Add Source to existing index?

Good morning,

Upfront, I’m sorry if there is any obvious answer here that I failed to find.

The question: Given an existing index, is it possible to add more collections to it later?

What I found:
I know one could do a wildcard index, so by definition, this should work?

Target Scenario:
I have a collection two collections with users. I have an index to query against both collections. In the future, I have a new type of user and add a new collection. Is it now possible to amend the index to pull data from the new collection as well?

  • Using wildcards would be inefficient as there are a ton of other collections as well in this DB.
  • Deleting and re-creating would be resource-intensive and cause the index to be unavailable during the cache-timeout…

Any help on the subject would be appreciated!

Interesting question. I think we currently don’t have a way to dynamically specify a number of collections.
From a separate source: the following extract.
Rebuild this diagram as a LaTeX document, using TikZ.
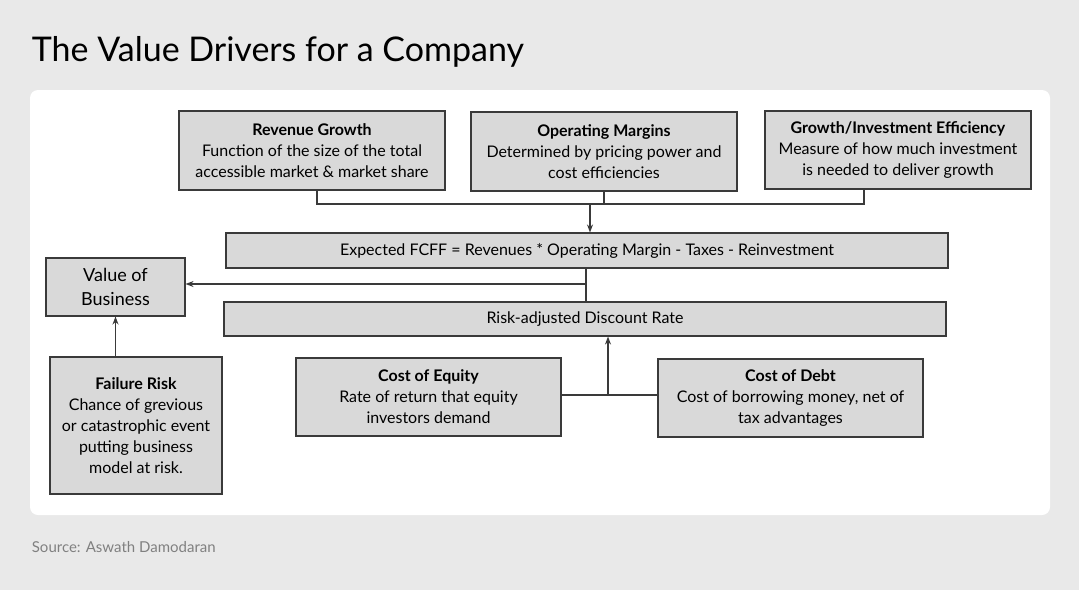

It’s either all collections, a fixed set of collections or one collection.

If you specify the wildcard ‘_’, if I’m not mistaken that takes the collections that were present at the time you created the index. This also makes sense since if a collection gets added later on, that means the index has to bulk update to take into account all documents from the new collections=. Indexes are consistent from the moment they are online. Adding a collection would suddenly require them to ingest a big set of data which would not be feasible while remaining consistent.
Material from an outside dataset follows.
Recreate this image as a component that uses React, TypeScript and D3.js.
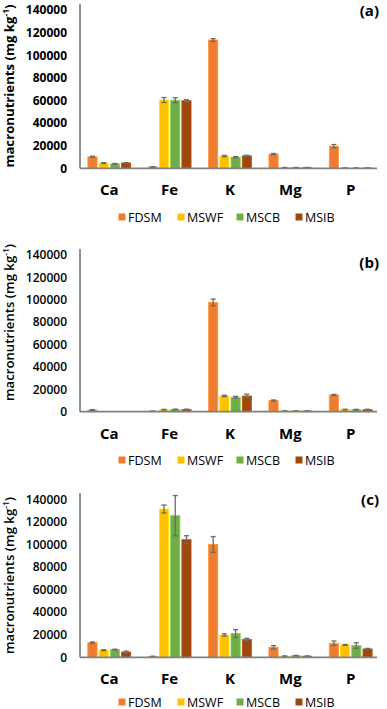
import React from 'react'
import * as d3 from 'd3'

const CATEGORIES = ['Ca', 'Fe', 'K', 'Mg', 'P']
const SERIES = ['FDSM', 'MSWF', 'MSCB', 'MSIB']
const COLORS = ['#ED7D31', '#FFC000', '#70AD47', '#9E480E']
const Y_TICKS = [0, 20000, 40000, 60000, 80000, 100000, 120000, 140000]

// panel (a)
const A_FDSM = [10200, 1200, 113500, 12600, 19500]
const A_MSWF = [4600, 60400, 10800, 600, 200]
const A_MSCB = [3900, 60200, 9800, 600, 200]
const A_MSIB = [4700, 59800, 11000, 600, 200]
const A_ERR_FDSM = [500, 300, 1200, 500, 1500]
const A_ERR_MSWF = [400, 2200, 600, 200, 100]
const A_ERR_MSCB = [400, 2200, 500, 200, 100]
const A_ERR_MSIB = [300, 800, 500, 200, 100]

// panel (b)
const B_FDSM = [1500, 400, 97600, 10000, 15000]
const B_MSWF = [0, 1800, 14100, 600, 1900]
const B_MSCB = [0, 2000, 12900, 600, 1800]
const B_MSIB = [0, 2000, 14000, 600, 1800]
const B_ERR_FDSM = [400, 100, 3000, 500, 500]
const B_ERR_MSWF = [0, 300, 600, 100, 300]
const B_ERR_MSCB = [0, 300, 800, 100, 300]
const B_ERR_MSIB = [0, 300, 1600, 100, 400]

// panel (c)
const C_FDSM = [13000, 800, 100000, 8900, 12400]
const C_MSWF = [6300, 131400, 19800, 1000, 11000]
const C_MSCB = [6800, 125500, 21000, 1400, 10400]
const C_MSIB = [4700, 104200, 15800, 1000, 7400]
const C_ERR_FDSM = [600, 200, 7000, 1500, 2000]
const C_ERR_MSWF = [500, 3500, 1000, 200, 400]
const C_ERR_MSCB = [400, 17800, 3500, 300, 2500]
const C_ERR_MSIB = [800, 3500, 1000, 200, 500]

const FONT = '"Open Sans", sans-serif'

type PanelProps = {
  tag: string
  values: number[][]
  errors: number[][]
  top: number
  base: number
  tagY: number
  titleY: number
  legendY: number
  weight: number
}

function Panel({ tag, values, errors, top, base, tagY, titleY, legendY, weight }: PanelProps) {
  const x0 = d3.scaleBand<string>().domain(CATEGORIES).range([80, 380])
    .paddingInner(0.29).paddingOuter(0.13)
  const x1 = d3.scaleBand<string>().domain(SERIES).range([0, x0.bandwidth()])
    .paddingInner(0.18)
  const y = d3.scaleLinear().domain([0, 140000]).range([base, top])
  const legendX = d3.scalePoint<string>().domain(SERIES).range([122, 299])
  const cap = 2.5

  return (
    <g>
      {/* y tick labels */}
      {Y_TICKS.map(t => (
        <text key={t} x={67} y={y(t)} dy="0.36em" textAnchor="end"
          fontSize={12} fontWeight={weight} fill="#000">{t}</text>
      ))}
      {/* y title */}
      <text transform={`translate(14,${titleY}) rotate(-90)`} textAnchor="middle"
        fontSize={13.2} fontWeight={weight} fill="#000">
        macronutrients (mg kg<tspan dy={-5} fontSize={8.5}>-1</tspan><tspan dy={5}>)</tspan>
      </text>

      {/* bars */}
      {SERIES.map((s, si) => CATEGORIES.map((c, ci) => {
        const v = values[si][ci]
        if (v <= 0) return null
        const bx = (x0(c) ?? 0) + (x1(s) ?? 0)
        const col = COLORS[si]
        return (
          <rect key={s + c} x={bx} y={y(v)} width={x1.bandwidth()} height={base - y(v)}
            fill={col} stroke={d3.color(col)!.brighter(0.5).formatHex()} strokeWidth={0.8} />
        )
      }))}

      {/* error bars */}
      {SERIES.map((s, si) => CATEGORIES.map((c, ci) => {
        const v = values[si][ci]
        const e = errors[si][ci]
        if (v <= 0) return null
        const cx = (x0(c) ?? 0) + (x1(s) ?? 0) + x1.bandwidth() / 2
        return (
          <g key={'e' + s + c} stroke="#6b6b6b" strokeWidth={1.3}>
            <line x1={cx} x2={cx} y1={y(v + e)} y2={y(Math.max(0, v - e))} />
            <line x1={cx - cap} x2={cx + cap} y1={y(v + e)} y2={y(v + e)} />
            <line x1={cx - cap} x2={cx + cap} y1={y(Math.max(0, v - e))} y2={y(Math.max(0, v - e))} />
          </g>
        )
      }))}

      {/* axes */}
      <line x1={80} x2={80} y1={top - 6} y2={base} stroke="#222" strokeWidth={1} />
      <line x1={80} x2={377} y1={base} y2={base} stroke="#808080" strokeWidth={1.8} />

      {/* category labels */}
      {CATEGORIES.map(c => (
        <text key={c} x={(x0(c) ?? 0) + x0.bandwidth() / 2} y={base + 27} textAnchor="middle"
          fontSize={15} fontWeight={700} fill="#000">{c}</text>
      ))}

      {/* panel tag */}
      <text x={379} y={tagY} textAnchor="end" fontSize={15} fontWeight={700} fill="#000">{tag}</text>

      {/* legend */}
      {SERIES.map((s, si) => (
        <g key={'l' + s}>
          <rect x={(legendX(s) ?? 0) - 3.5} y={legendY - 3.5} width={7} height={7} fill={COLORS[si]} />
          <text x={(legendX(s) ?? 0) + 6} y={legendY} dy="0.36em" fontSize={12.5} fill="#000">{s}</text>
        </g>
      ))}
    </g>
  )
}

export default function App() {
  return (
    <div style={{ position: 'absolute', left: 0, top: 0 }}>
      <svg width={387} height={709} style={{ display: 'block', background: '#fff' }} fontFamily={FONT}>
        <Panel tag="(a)" top={10} base={168.3} tagY={16} titleY={86} legendY={217} weight={700}
          values={[A_FDSM, A_MSWF, A_MSCB, A_MSIB]}
          errors={[A_ERR_FDSM, A_ERR_MSWF, A_ERR_MSCB, A_ERR_MSIB]} />
        <Panel tag="(b)" top={255} base={411.7} tagY={268} titleY={322.5} legendY={460} weight={600}
          values={[B_FDSM, B_MSWF, B_MSCB, B_MSIB]}
          errors={[B_ERR_FDSM, B_ERR_MSWF, B_ERR_MSCB, B_ERR_MSIB]} />
        <Panel tag="(c)" top={499.3} base={657.3} tagY={505} titleY={575.5} legendY={702} weight={600}
          values={[C_FDSM, C_MSWF, C_MSCB, C_MSIB]}
          errors={[C_ERR_FDSM, C_ERR_MSWF, C_ERR_MSCB, C_ERR_MSIB]} />
      </svg>
    </div>
  )
}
I can see the appeal though if you use multiple collections for … multi-tenancy I assume?

1 Like

Hi Julien, I’d like to understand more about the new user type you are introducing into your schema. Given that Fauna has a flexible schema, you could place multiple types of user in the same collection, and not have to declare or alter your existing indexes. As I understand your use case, you already have two user types, which happen to be in separate collections. If you consider each of these user types to be related to one another, and if they share at lease one common field, you could consider these user types as related sub-types of a parent user object. If you put all of your user types into the same collection, you’d be able to future-proof your schema design, and eliminate the need to change your index declaration each time you need to introduce a new user into your taxonomy. Would this work for you?

1 Like

Hi Bryan!
Thank you so much for your insight on the subject! To clarify, I called it users in the example to make it slightly easier. To give you a better picture of the situation:

This powers our internal project management software. Each project has its own collection, and within each collection, we have many tasks and many sub-tasks. Tasks and sub-tasks are stored directly within the project (collection) and referenced by ref. Each task has a property of isOpen, which is a bool.

Now, what we wanted to do, was to be able to retrieve all the currently open tasks. The logical choice forward here was to create an index for each collection which would take isOpen as the term and then to run a join across all the indexes. However, this wasn’t ideal, as each time a new project is started, we have to create an index, and then amend the join.
Which is why being able to add a collection to an index would have been ideal :slight_smile:

Thanks for the clarification, I think Bryan’s advice is still valid, placing those projects in one collection would make it much easier for you to work with them. Maybe I’m still missing something, is there a specific reason why it was modelled as different collections? Maybe a limitation you tried to work around or a specific feature this brings?

1 Like

Hi databrecht,

To be completely honest with you I am not sure as I wasn’t the one who made that decision. If I recall correctly, this was done just for clarity on the back end to keep projects separated and isolated, and so that if something went wrong with one project, it wouldn’t affect the rest of the projects? I think, again, not completely sure here.

I definitely see the appeal to put everything into one collection, it would also drastically simplify the other indexes that each collection has to have for themselves. The only other reason I could possibly think of why they were in separate collections was so that the data wouldn’t accidentally be leaked, or that if a projected needed purging its collection would just be completed.

Isolation is often the reason why Fauna users model like that, but it definitely is a trade-off. Purging a project is something I didn’t think of. It would indeed be incredibly easy like that and is definitely much harder when all documents are in one collection (in that case I would have one project document, soft-delete that and then have an async process clean up all related project documents).

I personally would advise you to move to the other model in case you often have new projects and need to index over all projects. However, you currently have this model so here are a few things you could do:

  • Create an index per collection and write your query as a union of these different index results. It expect it’ll cost more reads though if I’m not mistaken.
  • For retrieval of data over multiple collections based on specific metadata of a project, have a separate collection with a unique document per project that contains metadata and refers to the specific collection that contains the actual project data (collections are documents, you can store a reference to a collection as well). Index over that, then retrieve the data of the actual collection with a map get.
  • That the index is unavailable can be worked around by creating a new index, wait for it to be online and once that index is online update your FQL code (e.g. your UDFs) to use the new index. This could be even done automatically with some advanced techniques of FQL composition by immediately updating the UDFs with logic based on the old index in case the new index does not exist yet / or is not online (you can check that with an if test) and starts using the new index once it is online. I don’t think this is a great approach long-term though, once you have many projects, index builds will take long and might add many writes to the bill.